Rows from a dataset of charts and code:
■ ■ ■

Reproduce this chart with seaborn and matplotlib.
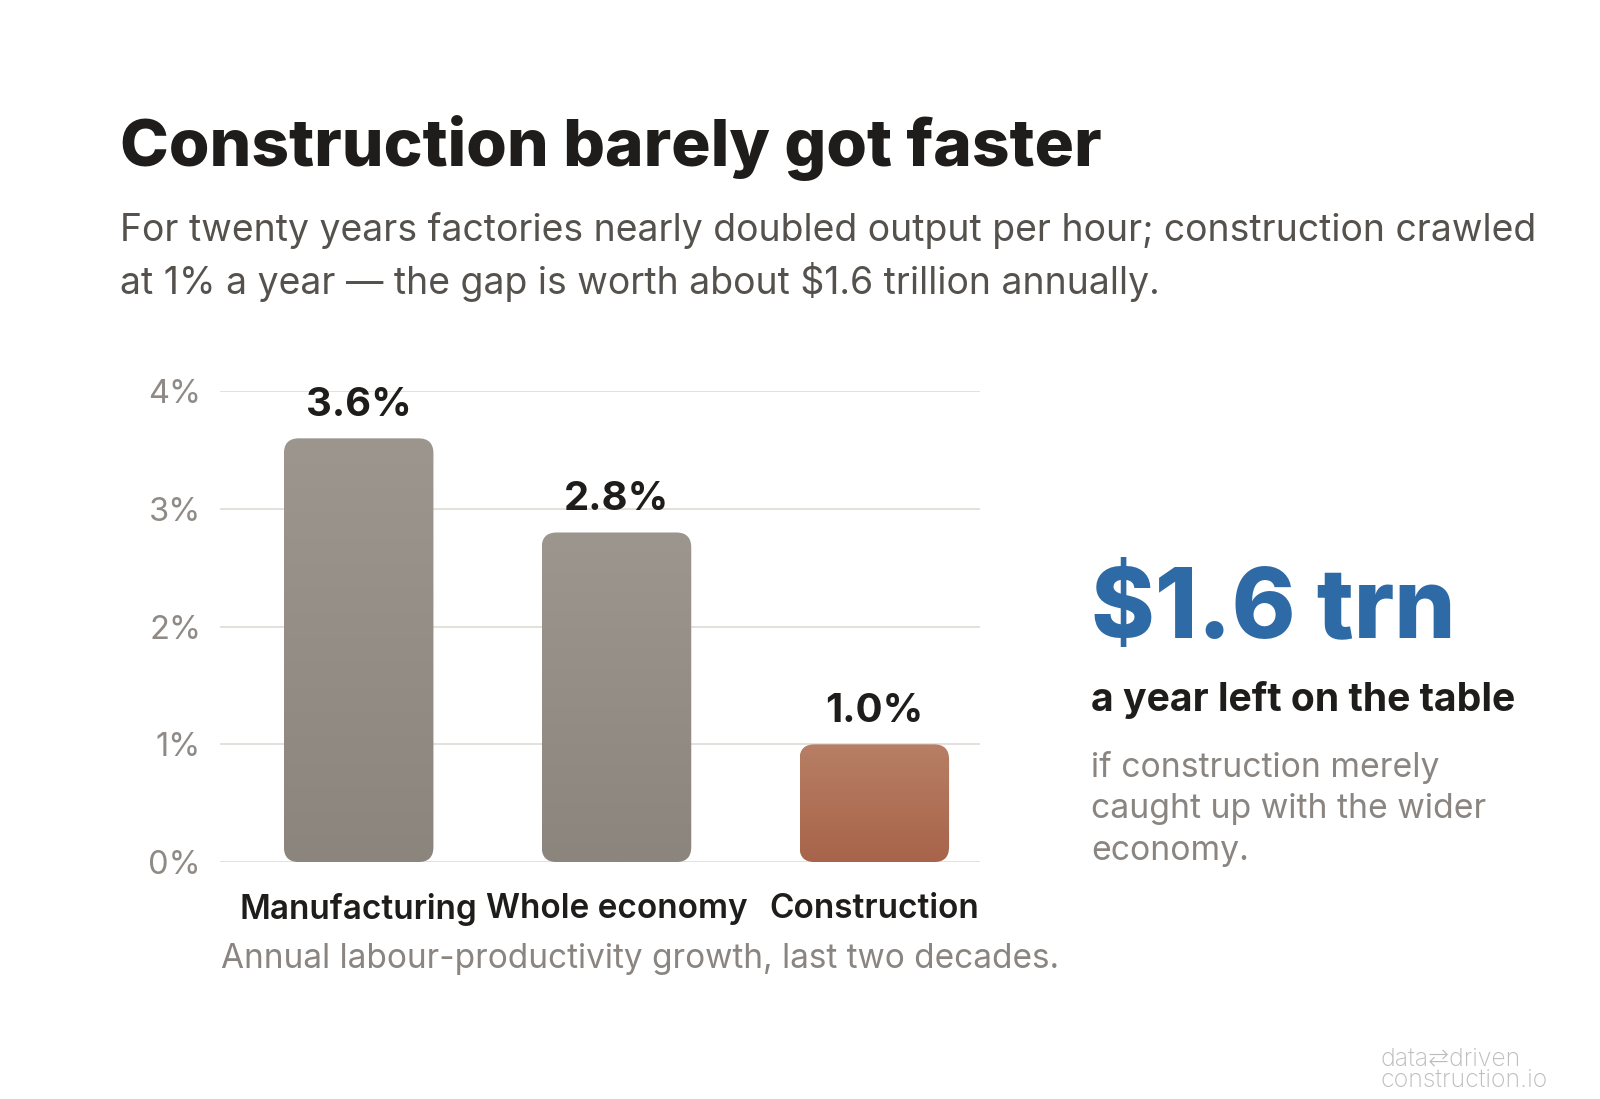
import matplotlib
matplotlib.use("Agg")
import matplotlib.pyplot as plt
import matplotlib.ticker as mtick
from matplotlib.patches import FancyBboxPatch
from matplotlib.colors import LinearSegmentedColormap
import numpy as np
import pandas as pd
import seaborn as sns

sectors = ["Manufacturing", "Whole economy", "Construction"]
growth = [3.6, 2.8, 1.0]
top_colors = ["#9c968f", "#9c968f", "#b77f65"]
bottom_colors = ["#8b857e", "#8b857e", "#a8644a"]

sns.set_theme(style="white")
plt.rcParams["font.family"] = ["Inter", "DejaVu Sans"]

fig = plt.figure(figsize=(16, 10.99), dpi=100)
fig.set_facecolor("white")
ax = fig.add_axes([0.1378, 0.2156, 0.4747, 0.4284])

df = pd.DataFrame({"sector": sectors, "growth": growth})
sns.barplot(data=df, x="sector", y="growth", ax=ax, width=0.58,
            color="#999", saturation=1, zorder=3)

ax.set_xlim(-0.536, 2.41)
ax.set_ylim(0, 4)
ax.set_yticks([0, 1, 2, 3, 4])
ax.yaxis.set_major_formatter(mtick.FuncFormatter(lambda v, p: f"{v:.0f}%"))
ax.grid(axis="y", color="#e4e0dc", lw=1.4, zorder=0)
ax.set_axisbelow(True)
sns.despine(ax=ax, left=True, bottom=True)
ax.set_xlabel("")
ax.set_ylabel("")
ax.tick_params(axis="y", length=0, pad=14, labelsize=23.5, labelcolor="#8f8a85")
ax.tick_params(axis="x", length=0, pad=22, labelsize=24, labelcolor="#1f1d1b")
for t in ax.get_xticklabels():
    t.set_fontweight("semibold")

# rounded, gradient bars built on the seaborn bar geometry
fig.canvas.draw()
tr = ax.transData
px_x = tr.transform((1, 0))[0] - tr.transform((0, 0))[0]
px_y = tr.transform((0, 1))[1] - tr.transform((0, 0))[1]
aspect = px_x / px_y
radius = 15 / px_x
for i, bar in enumerate(list(ax.patches)):
    x0, w, h = bar.get_x(), bar.get_width(), bar.get_height()
    bar.set_visible(False)
    rounded = FancyBboxPatch((x0, 0), w, h,
                             boxstyle=f"round,pad=0,rounding_size={radius}",
                             mutation_aspect=aspect,
                             facecolor="none", edgecolor="none", zorder=3)
    ax.add_patch(rounded)
    cmap = LinearSegmentedColormap.from_list("g", [bottom_colors[i], top_colors[i]])
    grad = np.linspace(0, 1, 256).reshape(-1, 1)
    im = ax.imshow(grad, cmap=cmap, extent=(x0, x0 + w, 0, h), origin="lower",
                   aspect="auto", zorder=3)
    im.set_clip_path(rounded)
    ax.text(x0 + w / 2, h + 0.12, f"{growth[i]:.1f}%", ha="center", va="bottom",
            fontsize=28.8, fontweight="bold", color="#1f1d1b", zorder=4)
ax.set_xlim(-0.536, 2.41)
ax.set_ylim(0, 4)

fig.text(0.075, 0.865, "Construction barely got faster", fontsize=47.3,
         fontweight="heavy", color="#1f1d1b", va="center")
fig.text(0.075, 0.79, "For twenty years factories nearly doubled output per hour; construction crawled",
         fontsize=26.9, color="#55514d", va="center")
fig.text(0.075, 0.743, "at 1% a year \u2014 the gap is worth about $1.6 trillion annually.",
         fontsize=26.9, color="#55514d", va="center")
fig.text(0.138, 0.127, "Annual labour-productivity growth, last two decades.",
         fontsize=24, color="#8a8580", va="center")

fig.text(0.682, 0.443, "$1.6 trn", fontsize=69.6, fontweight="heavy",
         color="#2e6aa6", va="center")
fig.text(0.682, 0.363, "a year left on the table", fontsize=28.2,
         fontweight="bold", color="#1f1d1b", va="center")
fig.text(0.682, 0.317, "if construction merely\ncaught up with the wider\neconomy.",
         fontsize=24.3, color="#8a8580", va="top", linespacing=1.38)

fig.text(0.8627, 0.027, "data\u21c6driven\nconstruction.io", fontsize=17.9, color="#bcbcbc",
         va="center", ha="left", linespacing=0.9, fontweight="light")

fig.savefig("out.png", dpi=100, facecolor="white")
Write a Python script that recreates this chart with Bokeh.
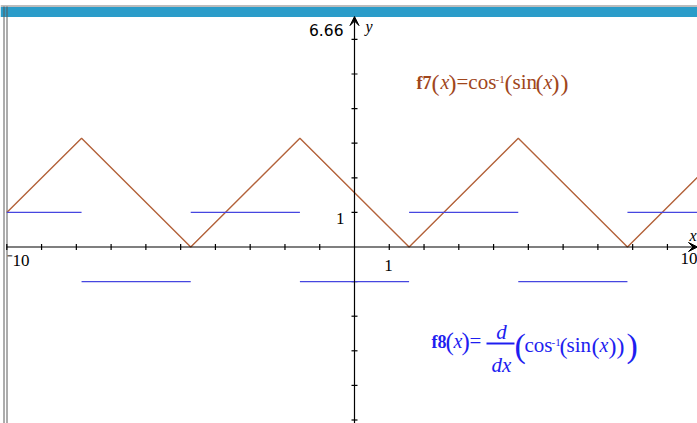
from bokeh.plotting import figure
from bokeh.models import Range1d, Arrow, VeeHead
from bokeh.core.properties import value
from bokeh.embed import file_html
from bokeh.resources import INLINE

# f7(x) = arccos(sin(x)) : corner points of the zig-zag
f7_x = [-10, -7.85, -4.71, -1.57, 1.57, 4.71, 7.85, 10]
f7_y = [1.0, 3.14, 0.0, 3.14, 0.0, 3.14, 0.0, 2.15]

# f8(x) = d/dx arccos(sin(x)) : constant pieces
f8_x0 = [-10, -7.85, -4.71, -1.57, 1.57, 4.71, 7.85]
f8_x1 = [-7.85, -4.71, -1.57, 1.57, 4.71, 7.85, 10]
f8_y = [1, -1, 1, -1, 1, -1, 1]

x_ticks = [t for t in range(-10, 10) if t != 0]
y_ticks = [t for t in range(-5, 7) if t != 0]
y_top = 6.66

W, H = 697, 423
X0, SX = 354.0, 34.77   # pixel column of x=0, pixels per unit
Y0, SY = 246.5, 34.6    # pixel row of y=0, pixels per unit


def dx(px):
    return (px - X0) / SX


def dy(py):
    return (Y0 - py) / SY


BROWN_LINE = "#b3623a"
BROWN_TEXT = "#a0461c"
BLUE_LINE = "#4646e0"
BLUE_TEXT = "#1e1ef0"
SERIF = value("Liberation Serif")

p = figure(width=W, height=H, output_backend="svg", toolbar_location=None,
           x_range=Range1d(dx(0), dx(W)), y_range=Range1d(dy(H), dy(0)),
           x_axis_location=None, y_axis_location=None, min_border=0)
p.outline_line_color = None
p.xgrid.visible = False
p.ygrid.visible = False
p.background_fill_color = "white"
p.border_fill_color = "white"

# window frame: title strip and left border
p.quad(left=dx(0), right=dx(W), top=dy(6.5), bottom=dy(16.5),
       fill_color="#2b9cc9", line_color=None)
p.segment(x0=dx(0), x1=dx(W), y0=dy(5.5), y1=dy(5.5), line_color="#7a7a7a", line_width=1)
p.segment(x0=[dx(3.5), dx(6.5)], x1=[dx(3.5), dx(6.5)], y0=dy(6), y1=dy(H),
          line_color="#5a5a5a", line_width=1)

# axes with arrow heads
p.add_layout(Arrow(x_start=-10, y_start=0, x_end=dx(697), y_end=0,
                   line_color="black", line_width=1.2,
                   end=VeeHead(size=9, fill_color="black", line_color="black", line_width=1)))
p.add_layout(Arrow(x_start=0, y_start=dy(H), x_end=0, y_end=y_top,
                   line_color="black", line_width=1.2,
                   end=VeeHead(size=9, fill_color="black", line_color="black", line_width=1)))

tx = 3.0 / SY
p.segment(x0=x_ticks, x1=x_ticks, y0=[-tx] * len(x_ticks), y1=[tx] * len(x_ticks),
          line_color="black", line_width=1.2)
ty = 3.0 / SX
p.segment(x0=[-ty] * len(y_ticks), x1=[ty] * len(y_ticks), y0=y_ticks, y1=y_ticks,
          line_color="black", line_width=1.2)

# curves
p.line(f7_x, f7_y, line_color=BROWN_LINE, line_width=1.4)
p.segment(x0=f8_x0, x1=f8_x1, y0=f8_y, y1=f8_y, line_color=BLUE_LINE, line_width=1.4)

# the alphabetic baseline lands about a third of an em low; lift it back
BASE_SHIFT = 0.32


def txt(px, py, s, size, color="black", style="normal", align="left", font=SERIF):
    y = py - BASE_SHIFT * size
    p.text(x=[dx(px)], y=[dy(y)], text=[s], text_font=font,
           text_font_size=f"{size}px", text_color=color, text_font_style=style,
           text_align=align, text_baseline="alphabetic")


# axis labels
txt(343, 34, "6.66", 15.5, align="right", font=value("DejaVu Sans"))
txt(365, 31, "y", 16, style="italic")
txt(344, 223, "1", 17, align="right")
txt(388, 270, "1", 17, align="center")
txt(6, 265, "\u207b10", 17, align="left")
txt(680, 263, "10", 17, align="left")
txt(689, 240, "x", 16, style="italic")

# f7 formula
c = BROWN_TEXT
b7 = 88
txt(416, b7, "f7", 18, c, "bold")
txt(431, b7 + 2, "(", 24, c)
txt(440, b7, "x", 20, c, "italic")
txt(448, b7 + 2, ")", 24, c)
txt(456, b7, "=cos", 21, c)
txt(495, b7 - 5, "-1", 11, c)
txt(504, b7 + 2, "(", 24, c)
txt(512, b7, "sin", 21, c)
txt(535, b7 + 2, "(", 24, c)
txt(543, b7, "x", 20, c, "italic")
txt(551, b7 + 2, ")", 24, c)
txt(560, b7 + 2, ")", 24, c)

# f8 formula
c = BLUE_TEXT
b8 = 347
txt(431, b8, "f8", 18, c, "bold")
txt(445, b8 + 2, "(", 25, c)
txt(453, b8, "x", 20, c, "italic")
txt(461, b8 + 2, ")", 25, c)
txt(469, b8, "=", 21, c)
p.segment(x0=dx(486), x1=dx(514), y0=dy(343), y1=dy(343), line_color=c, line_width=2)
txt(501, 338, "d", 21, c, "italic", align="center")
txt(501, 371, "dx", 21, c, "italic", align="center")
bc = 351
txt(514, bc + 5, "(", 34, c)
txt(524, bc, "cos", 21, c)
txt(551, bc - 5, "-1", 11, c)
txt(559, bc + 2, "(", 24, c)
txt(566, bc, "sin", 21, c)
txt(591, bc + 2, "(", 24, c)
txt(599, bc, "x", 20, c, "italic")
txt(608, bc + 2, ")", 24, c)
txt(616, bc + 2, ")", 24, c)
txt(626, bc + 5, ")", 34, c)

open("out.html", "w").write(file_html(p, INLINE))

■ ■ ■

All lines in the data that contain the word "seaborn" should be copied.

Reproduce this chart with seaborn and matplotlib.
import seaborn as sns
# rounded, gradient bars built on the seaborn bar geometry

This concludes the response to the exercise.